== Job ==
Give again, exactly as written, the lines of the records below from the line with "Reproduce this chart with Plotly." to the line with "False, width=2.2, size=13)". Both end lines count; pictures do not.

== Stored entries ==

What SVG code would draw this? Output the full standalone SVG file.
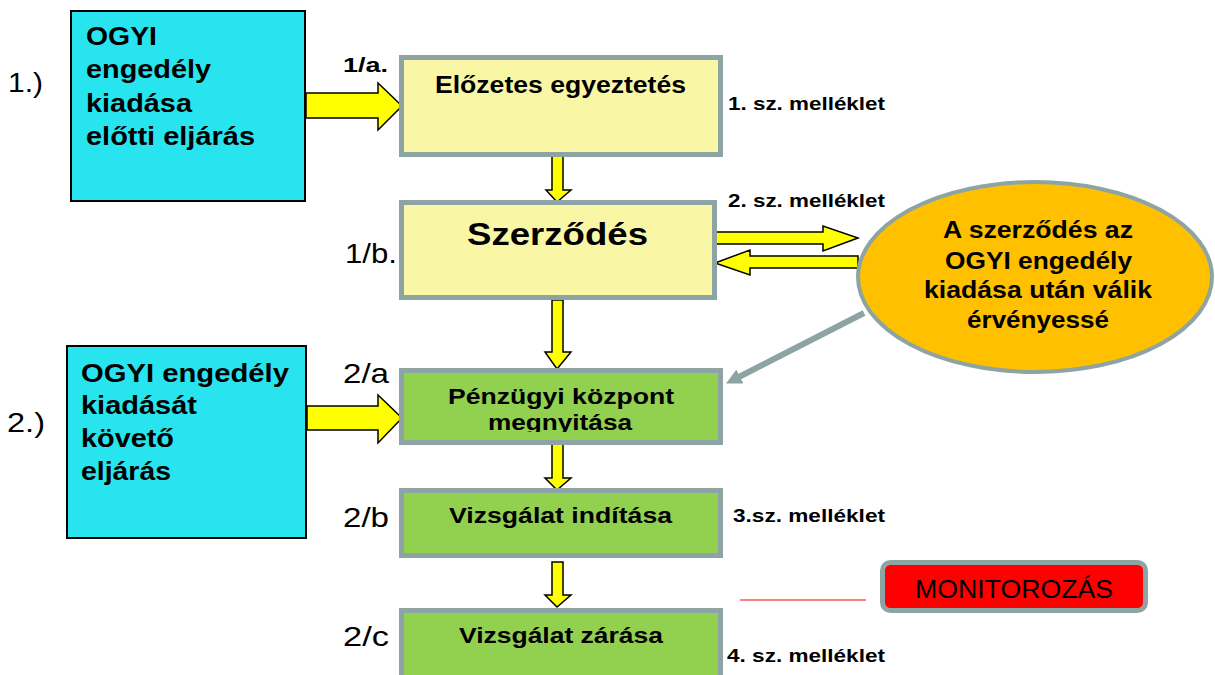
<svg xmlns="http://www.w3.org/2000/svg" width="1215" height="675" viewBox="0 0 1215 675">
<style>
text{font-family:"Liberation Sans",Arial,sans-serif;fill:#000}
.b{font-weight:bold}
.cyan{fill:#27E4EE;stroke:#000;stroke-width:2}
.yel{fill:#F9F7A6;stroke:#8EA4A4;stroke-width:5}
.grn{fill:#92D050;stroke:#8EA4A4;stroke-width:5}
.arr{fill:#FFFF00;stroke:#000;stroke-width:1.5;stroke-linejoin:miter}
.lbl{font-size:28px}
.att{font-size:18px;font-weight:bold}
</style>
<defs>
<clipPath id="clipA"><rect x="404" y="373" width="314" height="59"/></clipPath>
<marker id="gh" viewBox="0 0 10 10" refX="5" refY="5" markerWidth="2.6" markerHeight="2.6" orient="auto" markerUnits="strokeWidth">
<path d="M0,0 L10,5 L0,10 z" fill="#8EA4A4"/>
</marker>
</defs>
<rect width="1215" height="675" fill="#fff"/>

<g id="connectors">
<polygon class="arr" points="306,93 378,93 378,83 402,106 378,130 378,118 306,118"/>
<polygon class="arr" points="307,406 378,406 378,395 402,418 378,443 378,430 307,430"/>
<polygon class="arr" points="552,155 563,155 563,190 571,190 557,202 546,190 552,190"/>
<polygon class="arr" points="552,300 563,300 563,352 571,352 557,369 545,352 552,352"/>
<polygon class="arr" points="552,443 563,443 563,478 571,478 557,490 545,478 552,478"/>
<polygon class="arr" points="552,562 563,562 563,595 571,595 557,607 545,595 552,595"/>
<polygon class="arr" points="715,232 823,232 823,226 858,238 823,251 823,244 715,244"/>
<polygon class="arr" points="858,256 750,256 750,250 715,263 750,275 750,268 858,268"/>
<line x1="864" y1="313" x2="733" y2="380" stroke="#8EA4A4" stroke-width="6" marker-end="url(#gh)"/>
<line x1="740" y1="600" x2="866" y2="600" stroke="#FF0000" stroke-width="1"/>
</g>

<g id="label-1">
<text class="lbl" x="8" y="92" textLength="35" lengthAdjust="spacingAndGlyphs">1.)</text>
</g>
<g id="label-2">
<text class="lbl" x="7" y="432" textLength="38" lengthAdjust="spacingAndGlyphs">2.)</text>
</g>

<g id="ogyi-before">
<rect class="cyan" x="71" y="11" width="234" height="190"/>
<text class="b" font-size="25" x="86" y="45" textLength="71" lengthAdjust="spacingAndGlyphs">OGYI</text>
<text class="b" font-size="25" x="86" y="78" textLength="125" lengthAdjust="spacingAndGlyphs">engedély</text>
<text class="b" font-size="25" x="86" y="112" textLength="106" lengthAdjust="spacingAndGlyphs">kiadása</text>
<text class="b" font-size="25" x="86" y="145" textLength="169" lengthAdjust="spacingAndGlyphs">előtti eljárás</text>
</g>

<g id="ogyi-after">
<rect class="cyan" x="67" y="346" width="239" height="192"/>
<text class="b" font-size="25" x="81" y="382" textLength="208" lengthAdjust="spacingAndGlyphs">OGYI engedély</text>
<text class="b" font-size="25" x="81" y="414" textLength="116" lengthAdjust="spacingAndGlyphs">kiadását</text>
<text class="b" font-size="25" x="81" y="447" textLength="93" lengthAdjust="spacingAndGlyphs">követő</text>
<text class="b" font-size="25" x="81" y="480" textLength="90" lengthAdjust="spacingAndGlyphs">eljárás</text>
</g>

<g id="elozetes">
<text class="b" font-size="21" x="343" y="72" textLength="45" lengthAdjust="spacingAndGlyphs">1/a.</text>
<rect class="yel" x="401.5" y="57.5" width="319" height="97"/>
<text class="b" font-size="23" x="435" y="93" textLength="251" lengthAdjust="spacingAndGlyphs">Előzetes egyeztetés</text>
<text class="att" x="728" y="110" textLength="157" lengthAdjust="spacingAndGlyphs">1. sz. melléklet</text>
</g>

<g id="szerzodes">
<text class="lbl" x="345" y="263" textLength="52" lengthAdjust="spacingAndGlyphs">1/b.</text>
<rect class="yel" x="401.5" y="202.5" width="313" height="95"/>
<text class="b" font-size="32" x="467" y="245" textLength="181" lengthAdjust="spacingAndGlyphs">Szerződés</text>
<text class="att" x="728" y="207" textLength="157" lengthAdjust="spacingAndGlyphs">2. sz. melléklet</text>
</g>

<g id="ervenyes">
<ellipse cx="1035" cy="277" rx="177" ry="95" fill="#FFC000" stroke="#8EA4A4" stroke-width="4"/>
<text class="b" font-size="23" x="943" y="238" textLength="190" lengthAdjust="spacingAndGlyphs">A szerződés az</text>
<text class="b" font-size="23" x="945" y="269" textLength="187" lengthAdjust="spacingAndGlyphs">OGYI engedély</text>
<text class="b" font-size="23" x="924" y="298" textLength="228" lengthAdjust="spacingAndGlyphs">kiadása után válik</text>
<text class="b" font-size="23" x="967" y="328" textLength="142" lengthAdjust="spacingAndGlyphs">érvényessé</text>
</g>

<g id="penzugyi">
<text class="lbl" x="343" y="383" textLength="46" lengthAdjust="spacingAndGlyphs">2/a</text>
<rect class="grn" x="401.5" y="370.5" width="319" height="72"/>
<text class="b" font-size="22" x="448" y="404" textLength="226" lengthAdjust="spacingAndGlyphs">Pénzügyi központ</text>
<text class="b" font-size="22" x="488" y="430" textLength="144" lengthAdjust="spacingAndGlyphs" clip-path="url(#clipA)">megnyitása</text>
</g>

<g id="inditas">
<text class="lbl" x="343" y="527" textLength="46" lengthAdjust="spacingAndGlyphs">2/b</text>
<rect class="grn" x="401.5" y="490.5" width="319" height="65"/>
<text class="b" font-size="22" x="449" y="523" textLength="223" lengthAdjust="spacingAndGlyphs">Vizsgálat indítása</text>
<text class="att" x="733" y="522" textLength="152" lengthAdjust="spacingAndGlyphs">3.sz. melléklet</text>
</g>

<g id="zaras">
<text class="lbl" x="343" y="646" textLength="46" lengthAdjust="spacingAndGlyphs">2/c</text>
<rect class="grn" x="401.5" y="610.5" width="319" height="80"/>
<text class="b" font-size="22" x="459" y="643" textLength="204" lengthAdjust="spacingAndGlyphs">Vizsgálat zárása</text>
<text class="att" x="727" y="662" textLength="158" lengthAdjust="spacingAndGlyphs">4. sz. melléklet</text>
</g>

<g id="monitorozas">
<rect x="882.5" y="562.5" width="263" height="48" rx="8" fill="#FF0000" stroke="#8EA4A4" stroke-width="5"/>
<text font-size="26" x="915" y="598" textLength="198" lengthAdjust="spacingAndGlyphs">MONITOROZÁS</text>
</g>
</svg>
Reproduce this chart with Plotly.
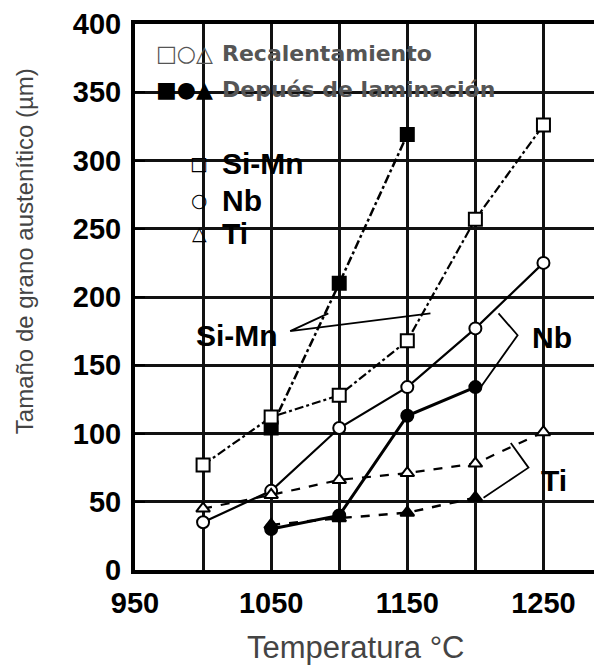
import plotly.graph_objects as go

# ---- data ----
temps = [1000, 1050, 1100, 1150, 1200, 1250]
simn_recal = [77, 112, 128, 168, 257, 326]
nb_recal = [35, 58, 104, 134, 177, 225]
ti_recal = [45, 55, 66, 71, 78, 101]

temps_simn_lam = [1050, 1100, 1150]
simn_lam = [104, 210, 319]
temps_nb_lam = [1050, 1100, 1150, 1200]
nb_lam = [30, 40, 113, 134]
temps_ti_lam = [1050, 1100, 1150, 1200]
ti_lam = [33, 38, 42, 53]

x_ticks = [950, 1050, 1150, 1250]
y_ticks = [0, 50, 100, 150, 200, 250, 300, 350, 400]

# page offset (default body margin of the html page)
OFF = 8
L, T, B = 135, 22, 96
W, H = 602, 666
PW, PH = W - L, 570 - T

fig = go.Figure()

def add(x, y, dash, symbol, filled, width=2.2, size=12):
    fig.add_trace(go.Scatter(
        x=x, y=y, mode="lines+markers",
        line=dict(color="black", width=width, dash=dash),
        marker=dict(symbol=symbol, size=size, color="black" if filled else "white",
                    line=dict(color="black", width=2)),
        showlegend=False, cliponaxis=False))

add(temps_nb_lam, nb_lam, "solid", "circle", True, width=3, size=12)
add(temps_ti_lam, ti_lam, "dash", "triangle-up", True, width=2.5, size=12)
add(temps_simn_lam, simn_lam, "dashdot", "square", True, width=2.5, size=13)
add(temps, nb_recal, "solid", "circle", False, width=2.2, size=12)
add(temps, ti_recal, "dash", "triangle-up", False, width=2.2, size=12)
add(temps, simn_recal, "dashdot", "square", False, width=2.2, size=13)

# bracket lines for labels
def seg(xs, ys):
    fig.add_trace(go.Scatter(x=xs, y=ys, mode="lines", line=dict(color="black", width=1.8),
                             showlegend=False, hoverinfo="skip"))

seg([1092, 1064, 1167], [188, 175, 188])
seg([1217, 1231, 1204], [188, 172, 134])
seg([1226, 1239, 1206], [93, 75, 53])

fig.update_layout(
    width=W - OFF, height=H - OFF,
    margin=dict(l=L - OFF, r=0, t=T - OFF, b=B),
    plot_bgcolor="white", paper_bgcolor="white",
    font=dict(family="Liberation Sans, Arial, sans-serif", color="black"),
)

grid = dict(showgrid=True, gridcolor="#111", gridwidth=2.5)
fig.update_xaxes(range=[950, 1293], tickvals=x_ticks, ticktext=[str(v) for v in x_ticks],
                 tickfont=dict(size=29, family="Liberation Sans", weight="bold"),
                 showline=True, linecolor="black", linewidth=4, mirror=True,
                 ticks="", zeroline=False, ticklabelstandoff=4, ticklabeloverflow="allow",
                 minor=dict(dtick=50, tick0=950, showgrid=True, gridcolor="#111", gridwidth=2.5),
                 **grid)
fig.update_yaxes(range=[0, 400], tickvals=y_ticks,
                 tickfont=dict(size=29, family="Liberation Sans", weight="bold"),
                 showline=True, linecolor="black", linewidth=4,
                 ticks="inside", ticklen=10, tickwidth=2, tickcolor="black",
                 zeroline=False, ticklabelstandoff=4, ticklabeloverflow="allow", **grid)

def px(xp):
    return (xp - L) / PW

def py(yp):
    return (570 - yp) / PH

def note(text, x, y, size, color="black", family="Liberation Sans", xanchor="center", angle=0):
    return dict(x=px(x), y=py(y), xref="paper", yref="paper", showarrow=False, text=text,
                xanchor=xanchor, yanchor="middle", textangle=angle,
                font=dict(size=size, color=color, family=family))

ann = [
    note("□○△", 184, 52, 22, "#555", "DejaVu Sans"),
    note("<b>Recalentamiento</b>", 220, 52, 22, "#555", "DejaVu Sans", "left"),
    note("■●▲", 184, 88, 22, "black", "DejaVu Sans"),
    note("<b>Depués de laminación</b>", 220, 88, 22, "#555", "DejaVu Sans", "left"),
    note("□", 199, 162, 19, "black", "DejaVu Sans"),
    note("<b>Si-Mn</b>", 220, 162, 30, xanchor="left"),
    note("○", 199, 199, 19, "black", "DejaVu Sans"),
    note("<b>Nb</b>", 220, 199, 30, xanchor="left"),
    note("△", 199, 232, 19, "black", "DejaVu Sans"),
    note("<b>Ti</b>", 220, 232, 30, xanchor="left"),
    note("<b>Si-Mn</b>", 237, 335, 30),
    note("<b>Nb</b>", 552, 337, 30),
    note("<b>Ti</b>", 554, 480, 30),
    note("Tamaño de grano austenítico (µm)", 24, 250, 24, "#444", angle=-90),
    note("Temperatura °C", 355, 648, 31, "#444"),
]
fig.update_layout(annotations=ann)

fig.write_html("out.html")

== Final result ==
Reproduce this chart with Plotly.
import plotly.graph_objects as go

# ---- data ----
temps = [1000, 1050, 1100, 1150, 1200, 1250]
simn_recal = [77, 112, 128, 168, 257, 326]
nb_recal = [35, 58, 104, 134, 177, 225]
ti_recal = [45, 55, 66, 71, 78, 101]

temps_simn_lam = [1050, 1100, 1150]
simn_lam = [104, 210, 319]
temps_nb_lam = [1050, 1100, 1150, 1200]
nb_lam = [30, 40, 113, 134]
temps_ti_lam = [1050, 1100, 1150, 1200]
ti_lam = [33, 38, 42, 53]

x_ticks = [950, 1050, 1150, 1250]
y_ticks = [0, 50, 100, 150, 200, 250, 300, 350, 400]

# page offset (default body margin of the html page)
OFF = 8
L, T, B = 135, 22, 96
W, H = 602, 666
PW, PH = W - L, 570 - T

fig = go.Figure()

def add(x, y, dash, symbol, filled, width=2.2, size=12):
    fig.add_trace(go.Scatter(
        x=x, y=y, mode="lines+markers",
        line=dict(color="black", width=width, dash=dash),
        marker=dict(symbol=symbol, size=size, color="black" if filled else "white",
                    line=dict(color="black", width=2)),
        showlegend=False, cliponaxis=False))

add(temps_nb_lam, nb_lam, "solid", "circle", True, width=3, size=12)
add(temps_ti_lam, ti_lam, "dash", "triangle-up", True, width=2.5, size=12)
add(temps_simn_lam, simn_lam, "dashdot", "square", True, width=2.5, size=13)
add(temps, nb_recal, "solid", "circle", False, width=2.2, size=12)
add(temps, ti_recal, "dash", "triangle-up", False, width=2.2, size=12)
add(temps, simn_recal, "dashdot", "square", False, width=2.2, size=13)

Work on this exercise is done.